What eats me up inside while thinking about this mess that is the current state of software developer interviews is thinking about a conversation I had recently with a friend of mine from back in high-school. He got into game design in the mid 2000's and has been very successful. Currently he works as a Senior Technical Designer at a big studio that most people would recognize. He was telling me about how his job interviews have always gone as a candidate. He shows up and talks about past projects he's worked on. That's pretty much it. The emphasis is placed on his past work.

Why can't we do this as software developers? While I am not trying to say that the focus should be entirely on your past work, I don't see why you'd want to ignore it either.
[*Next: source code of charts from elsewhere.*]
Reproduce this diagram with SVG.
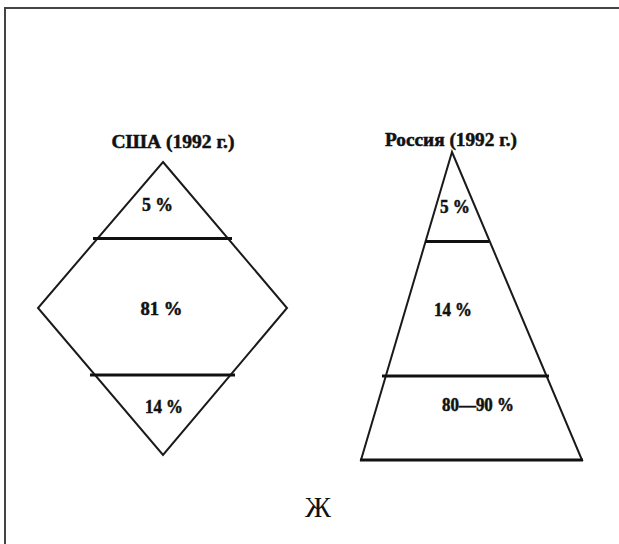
<svg xmlns="http://www.w3.org/2000/svg" width="619" height="544" viewBox="0 0 619 544">
<style>
.shape{fill:none;stroke:#1a1a1a;stroke-width:2;stroke-linejoin:miter}
.div{stroke:#111;stroke-width:3}
.t{font-family:"Liberation Serif","Times New Roman",serif;font-weight:bold;font-size:18px;fill:#111;stroke:#111;stroke-width:0.5;text-anchor:middle}
.cap{font-family:"Liberation Serif","Times New Roman",serif;font-size:29px;fill:#111;text-anchor:middle}
</style>
<rect width="619" height="544" fill="#fff"/>
<path d="M5 544 V8 H619" fill="none" stroke="#444" stroke-width="2"/>
<g id="usa">
<text class="t" x="173" y="148" textLength="123" lengthAdjust="spacingAndGlyphs">США (1992 г.)</text>
<polygon class="shape" points="163,162 287,308 163,455 38,308"/>
<line class="div" x1="93" y1="238.5" x2="232" y2="238.5"/>
<line class="div" x1="90" y1="375" x2="235" y2="375"/>
<text class="t" x="157.5" y="210.5" textLength="31" lengthAdjust="spacingAndGlyphs">5 %</text>
<text class="t" x="161.5" y="315" textLength="42" lengthAdjust="spacingAndGlyphs">81 %</text>
<text class="t" x="164" y="413" textLength="38" lengthAdjust="spacingAndGlyphs">14 %</text>
</g>
<g id="russia">
<text class="t" x="451" y="146" textLength="132" lengthAdjust="spacingAndGlyphs">Россия (1992 г.)</text>
<polygon class="shape" points="452,152 582,460 361,460"/>
<line class="div" x1="425" y1="241.5" x2="489" y2="241.5"/>
<line class="div" x1="382" y1="376" x2="549" y2="376"/>
<line class="div" x1="360" y1="460" x2="583" y2="460"/>
<text class="t" x="455" y="213" textLength="30" lengthAdjust="spacingAndGlyphs">5 %</text>
<text class="t" x="453" y="316" textLength="38" lengthAdjust="spacingAndGlyphs">14 %</text>
<text class="t" x="478" y="410.5" textLength="72" lengthAdjust="spacingAndGlyphs">80—90 %</text>
</g>
<text class="cap" x="318" y="517">Ж</text>
</svg>
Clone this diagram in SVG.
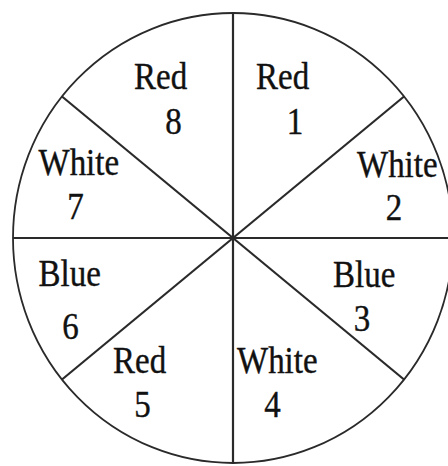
<svg xmlns="http://www.w3.org/2000/svg" width="448" height="466" viewBox="0 0 448 466">
<style>
.ln{stroke:#2a2a2a;stroke-width:2.2;fill:none}
.rim{stroke:#2a2a2a;stroke-width:1.8;fill:none}
text{font-family:"Liberation Serif","Times New Roman",serif;font-size:33px;fill:#111;stroke:#111;stroke-width:0.35}
.d{text-anchor:middle}
</style>
<rect width="448" height="466" fill="#fff"/>
<g id="connectors">
<ellipse class="rim" cx="233" cy="238" rx="220" ry="225"/>
<line class="ln" x1="233" y1="13" x2="233" y2="463"/>
<line class="ln" x1="13" y1="238" x2="448" y2="238"/>
<line class="ln" x1="62" y1="96.5" x2="404" y2="379.5"/>
<line class="ln" x1="404" y1="96.5" x2="62" y2="379.5"/>
</g>
<g id="s1"><text transform="translate(256,89) scale(1,1.12)">Red</text><text class="d" transform="translate(295,134) scale(1,1.12)">1</text></g>
<g id="s2"><text transform="translate(357,176.5) scale(1,1.12)">White</text><text class="d" transform="translate(394,220) scale(1,1.12)">2</text></g>
<g id="s3"><text transform="translate(333,286.5) scale(1,1.12)">Blue</text><text class="d" transform="translate(362,331) scale(1,1.12)">3</text></g>
<g id="s4"><text transform="translate(237,373) scale(1,1.12)">White</text><text class="d" transform="translate(272.5,417) scale(1,1.12)">4</text></g>
<g id="s5"><text transform="translate(113,373) scale(1,1.12)">Red</text><text class="d" transform="translate(142.5,417) scale(1,1.12)">5</text></g>
<g id="s6"><text transform="translate(38.5,286) scale(1,1.12)">Blue</text><text class="d" transform="translate(70.5,339) scale(1,1.12)">6</text></g>
<g id="s7"><text transform="translate(38.5,175) scale(1,1.12)">White</text><text class="d" transform="translate(75.5,219) scale(1,1.12)">7</text></g>
<g id="s8"><text transform="translate(134,89) scale(1,1.12)">Red</text><text class="d" transform="translate(173.5,134) scale(1,1.12)">8</text></g>
</svg>
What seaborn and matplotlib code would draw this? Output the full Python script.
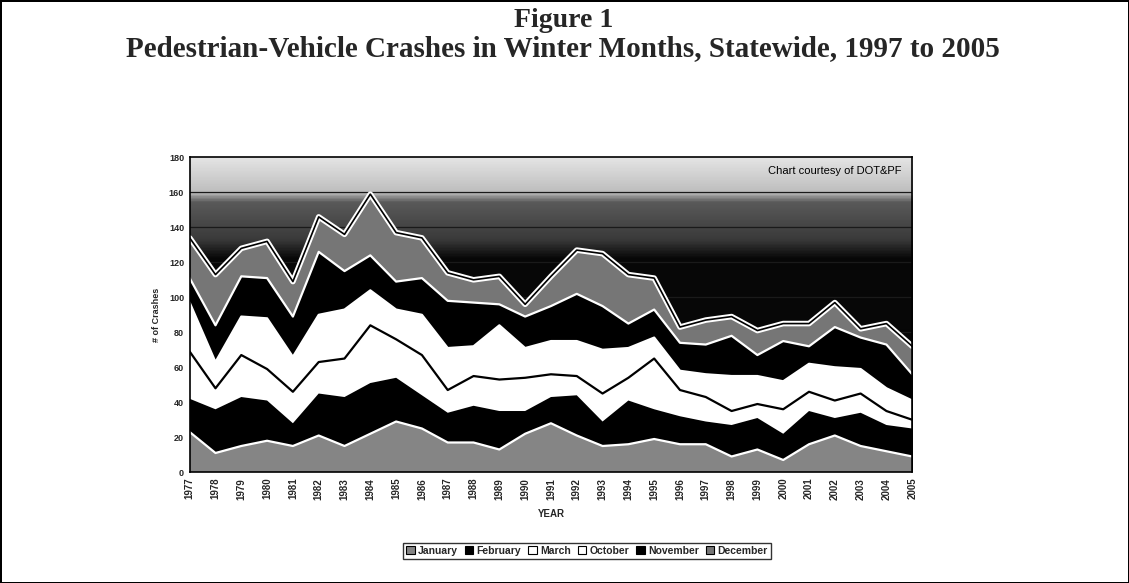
import numpy as np
import matplotlib
matplotlib.use("Agg")
import matplotlib.pyplot as plt
from matplotlib.colors import LinearSegmentedColormap
from matplotlib.patches import Patch
import seaborn as sns

sns.set_style("white")
plt.rcParams['font.family'] = ['Liberation Sans', 'DejaVu Sans']

# donnees (nombre de collisions par mois)
years = list(range(1977, 2006))
january  = [23, 11, 15, 18, 15, 21, 15, 22, 29, 25, 17, 17, 13, 22, 28, 21, 15, 16, 19, 16, 16, 9, 13, 7, 16, 21, 15, 12, 9]
february = [19, 25, 28, 23, 13, 24, 28, 29, 25, 19, 17, 21, 22, 13, 15, 23, 14, 25, 17, 16, 13, 18, 18, 15, 19, 10, 19, 15, 16]
march    = [27, 12, 24, 18, 18, 18, 22, 33, 22, 23, 13, 17, 18, 19, 13, 11, 16, 13, 29, 15, 14, 8, 8, 14, 11, 10, 11, 8, 5]
october  = [28, 15, 22, 29, 20, 27, 28, 20, 17, 23, 24, 17, 31, 17, 19, 20, 25, 17, 12, 11, 13, 20, 16, 16, 16, 19, 14, 13, 11]
november = [14, 21, 23, 23, 23, 36, 22, 20, 16, 21, 27, 25, 12, 18, 20, 27, 25, 14, 16, 16, 17, 23, 12, 23, 10, 23, 18, 25, 15]
december = [23, 29, 16, 21, 20, 20, 21, 35, 28, 23, 16, 13, 16, 7, 17, 25, 30, 28, 18, 9, 14, 11, 14, 10, 13, 14, 5, 12, 16]
months = ['January', 'February', 'March', 'October', 'November', 'December']

series = [january, february, march, october, november, december]
fills = ['#858585', 'black', 'white', 'white', 'black', '#767676']
edges = ['white', 'black', 'black', 'white', 'white', 'white']

fig = plt.figure(figsize=(11.29, 5.83), dpi=100)
fig.patch.set_edgecolor('black')
fig.patch.set_linewidth(2)
ax = fig.add_axes([0.168, 0.19, 0.64, 0.54])

# fond degrade du graphique (noir en bas, gris clair en haut)
grad = np.linspace(0, 1, 360).reshape(-1, 1)
cmap_bg = LinearSegmentedColormap.from_list('bg', [(0, '#050505'), (0.68, '#080808'), (0.74, '#3a3a3a'),
                                                     (0.86, '#5a5a5a'), (0.89, '#bdbdbd'), (1, '#e4e4e4')])
ax.imshow(grad, extent=[years[0], years[-1], 0, 180], origin='lower', aspect='auto', cmap=cmap_bg, zorder=0)
for yy in range(20, 180, 20):
    ax.axhline(yy, color='#1a1a1a', lw=0.9, zorder=0.5)

# aires empilees
base = np.zeros(len(years))
for vals, fc in zip(series, fills):
    top = base + np.array(vals)
    ax.fill_between(years, base, top, facecolor=fc, edgecolor='none', zorder=1)
    base = top

# contours des aires
cum = np.cumsum(np.array(series), axis=0)
for i, ec in enumerate(edges):
    if i == 5:
        sns.lineplot(x=years, y=cum[i], color='white', lw=4, ax=ax, zorder=2)
        sns.lineplot(x=years, y=cum[i], color='black', lw=1.2, ax=ax, zorder=3)
    elif i in (0, 2, 3, 4):
        sns.lineplot(x=years, y=cum[i], color=ec, lw=1.6, ax=ax, zorder=2)

ax.set_xlim(years[0], years[-1])
ax.set_ylim(0, 180)
ax.set_yticks(range(0, 181, 20))
ax.set_xticks(years)
ax.set_xticklabels([str(y) for y in years], rotation=90, fontsize=7, fontweight='bold')
ax.tick_params(axis='y', labelsize=6.5)
for t in ax.get_yticklabels():
    t.set_fontweight('bold')
ax.tick_params(length=0, pad=4)
for s in ax.spines.values():
    s.set_color('black')
    s.set_linewidth(1.2)
ax.set_ylabel('# of Crashes', fontsize=6.5, fontweight='bold', labelpad=6)
ax.set_xlabel('YEAR', fontsize=7, fontweight='bold', labelpad=7)

ax.text(2004.6, 172, 'Chart courtesy of DOT&PF', ha='right', va='center', fontsize=8, color='black', zorder=4)

fig.text(0.499, 0.965, 'Figure 1', ha='center', va='center', fontsize=20, fontweight='bold', family='Liberation Serif')
fig.text(0.499, 0.917, 'Pedestrian-Vehicle Crashes in Winter Months, Statewide, 1997 to 2005', ha='center', va='center',
         fontsize=21, fontweight='bold', family='Liberation Serif')

# legende
handles = [Patch(facecolor=fc, edgecolor='black', lw=0.8) for fc in fills]
leg = fig.legend(handles, months, loc='center', bbox_to_anchor=(0.52, 0.055), ncol=6, fontsize=7.5,
                 handlelength=0.8, handleheight=0.8, handletextpad=0.3, columnspacing=0.7,
                 frameon=True, fancybox=False, edgecolor='black', borderpad=0.3)
leg.get_frame().set_linewidth(1)
for t in leg.get_texts():
    t.set_fontweight('bold')

fig.savefig('out.png', dpi=100)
I've never gotten the impression that anyone I've interviewed with has ever looked at my Github profile which has a number of "interesting" and original projects written using different tech stacks that could easily be picked out in a couple minutes of looking. No, it's not all just forks of existing repositories where I fixed a typo. This is honestly a pretty easy thing to filter for, it doesn't take hours of effort while reviewing a potential candidate.

To be fair though, I understand that some companies get many hundreds of applicants per job posting, so it still might not be practical. But if you're not even reviewing candidate's resumes I seriously question how fit you are to be conducting interviews. I rarely get the impression that the people who are interviewing me have even read my resume prior to the interview starting. No one seems to care what the candidate has worked on anymore. Why do we even have to submit resumes? Why don't I just feed in a list of buzzwords for the ATS system to scan and be done with it?

The whole process is overwhelmingly garbage today. I hate it.